* Task inputs:
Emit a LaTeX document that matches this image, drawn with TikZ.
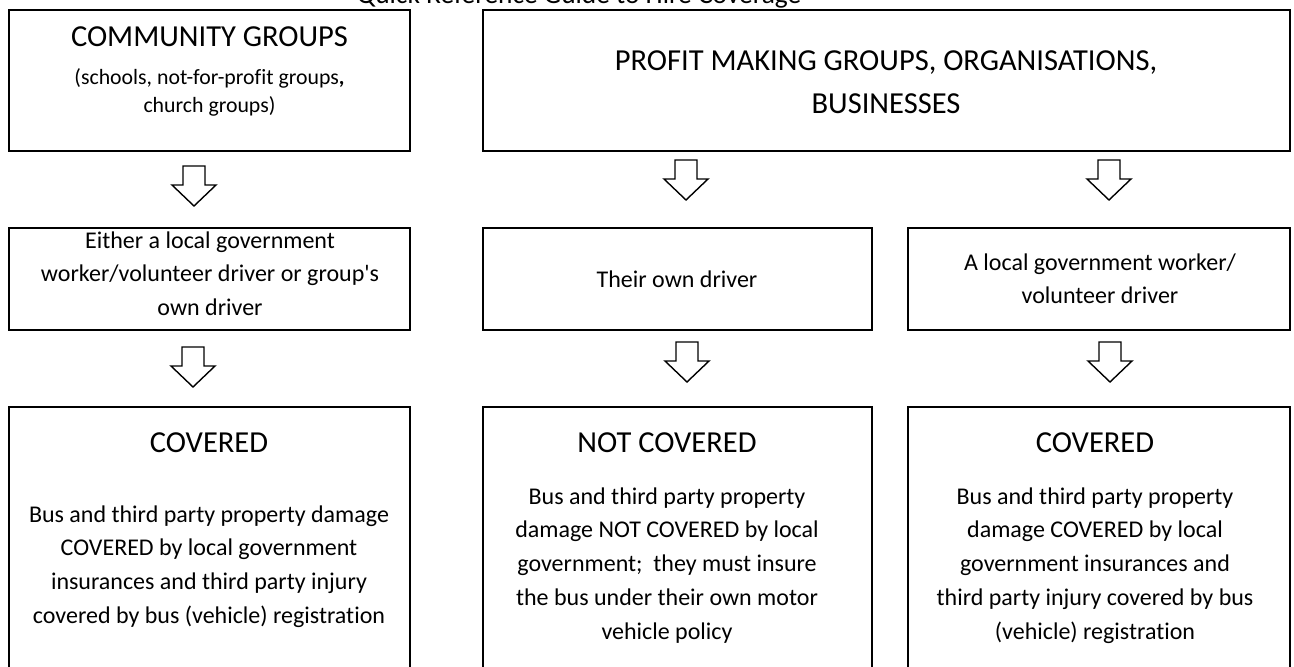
\documentclass[tikz,border=0pt]{standalone}
\usepackage{fontspec}
\setmainfont[Ligatures={TeXOff,CommonOff}]{Carlito}
\newcommand\myBody{\fontsize{24}{33.7}\selectfont}
\newcommand\myHead{\fontsize{30.5}{43}\selectfont}
\newcommand\mySub{\fontsize{21.8}{28}\selectfont}
\newcommand\myTitle{\fontsize{27.4}{33}\selectfont}
\tikzset{
  box/.style={draw, line width=2.2pt, rectangle, inner sep=0pt},
  blk/.style={draw, line width=1.4pt, fill=white, line join=miter},
  txt/.style={anchor=north, inner sep=0pt, align=center},
  one/.style={anchor=base, inner sep=0pt},
  blockarrow/.pic={\draw[blk] (-11,0) -- (11,0) -- (11,19) -- (22,19) -- (0,40) -- (-22,19) -- (-11,19) -- cycle;}
}
\begin{document}
\begin{tikzpicture}[x=1pt,y=-1pt]
\useasboundingbox (0,0) rectangle (1294,667);
\clip (0,0) rectangle (1294,667);
% title
\node[one, font=\myTitle] (title) at (579,3) {Quick Reference Guide to Hire Coverage};
% boxes
\node[box, minimum width=401pt, minimum height=141pt] (b1) at (209.5,80.5) {};
\node[box, minimum width=807pt, minimum height=141pt] (b2) at (886.5,80.5) {};
\node[box, minimum width=401pt, minimum height=102pt] (b3) at (209.5,279) {};
\node[box, minimum width=389pt, minimum height=102pt] (b4) at (677.5,279) {};
\node[box, minimum width=382pt, minimum height=102pt] (b5) at (1099,279) {};
\node[box, minimum width=401pt, minimum height=293pt] (b6) at (209.5,553.5) {};
\node[box, minimum width=389pt, minimum height=293pt] (b7) at (677.5,553.5) {};
\node[box, minimum width=382pt, minimum height=293pt] (b8) at (1099,553.5) {};
% texts row 1
\node[one, font=\myHead] (t1h) at (209.5,46) {COMMUNITY GROUPS};
\node[txt, font=\mySub] (t1s) at (209.5,62.2) {\rule{0pt}{1em}(schools, not-for-profit groups{\bfseries ,}\\church groups)};
\node[txt, font=\myHead] (t2) at (886,39.5) {\rule{0pt}{1em}PROFIT MAKING GROUPS, ORGANISATIONS,\\BUSINESSES};
% texts row 2
\node[txt, font=\myBody] (t3) at (210,224) {\rule{0pt}{1em}Either a local government\\worker/volunteer driver or group's\\own driver};
\node[one, font=\myBody] (t4) at (677,287) {Their own driver};
\node[txt, font=\myBody] (t5) at (1100,246) {\rule{0pt}{1em}A local government worker/\\volunteer driver};
% texts row 3
\node[one, font=\myHead] (t6h) at (209,452) {COVERED};
\node[txt, font=\myBody] (t6) at (209,498) {\rule{0pt}{1em}Bus and third party property damage\\COVERED by local government\\insurances and third party injury\\covered by bus (vehicle) registration};
\node[one, font=\myHead] (t7h) at (667,452) {NOT COVERED};
\node[txt, font=\myBody] (t7) at (667,480) {\rule{0pt}{1em}Bus and third party property\\damage NOT COVERED by local\\government;\ \ they must insure\\the bus under their own motor\\vehicle policy};
\node[one, font=\myHead] (t8h) at (1095,452) {COVERED};
\node[txt, font=\myBody] (t8) at (1095,480) {\rule{0pt}{1em}Bus and third party property\\damage COVERED by local\\government insurances and\\third party injury covered by bus\\(vehicle) registration};
% block arrows
\pic (a1) at (194,166) {blockarrow};
\pic (a2) at (686,160) {blockarrow};
\pic (a3) at (1109,160) {blockarrow};
\pic (a4) at (193,347) {blockarrow};
\pic (a5) at (687,342) {blockarrow};
\pic (a6) at (1110,342) {blockarrow};
\end{tikzpicture}
\end{document}
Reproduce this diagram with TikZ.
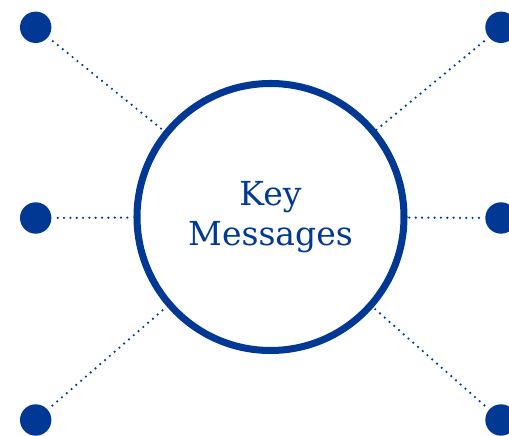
\documentclass[tikz,border=0pt]{standalone}
\usepackage{fontspec}
\setmainfont{DejaVu Serif}
\usepackage{tikz}
\usetikzlibrary{positioning}
\definecolor{keyblue}{RGB}{0,56,147}

\begin{document}
\begin{tikzpicture}[scale=1.0,
  hub/.style={circle, draw=keyblue, line width=4pt, minimum size=5.34cm,
    inner sep=0pt, text=keyblue, align=center},
  bullet/.style={circle, fill=keyblue, minimum size=0.628cm, inner sep=0pt},
  link/.style={keyblue, line width=1.4pt, line cap=round,
    dash pattern=on 0pt off 3.6pt, shorten <=0.12cm}]
  \clip (0,0) rectangle (10.18,8.72);

  % Central circle
  \node[hub, font=\fontsize{18.8}{22.8}\selectfont] (key) at (5.41,4.38) {Key\\Messages};

  % Outer bullets
  \node[bullet] (tl) at (0.714,8.174) {};
  \node[bullet] (ml) at (0.714,4.36) {};
  \node[bullet] (bl) at (0.714,0.32) {};
  \node[bullet] (tr) at (10.02,8.174) {};
  \node[bullet] (mr) at (10.02,4.36) {};
  \node[bullet] (br) at (10.02,0.32) {};

  % Dotted links
  \foreach \b in {tl,ml,bl,tr,mr,br}
    \draw[link] (\b) -- (key);
\end{tikzpicture}
\end{document}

* Objective:
Find the lines above holding the word "this" and show them.

* Complete output:
Emit a LaTeX document that matches this image, drawn with TikZ.
Reproduce this diagram with TikZ.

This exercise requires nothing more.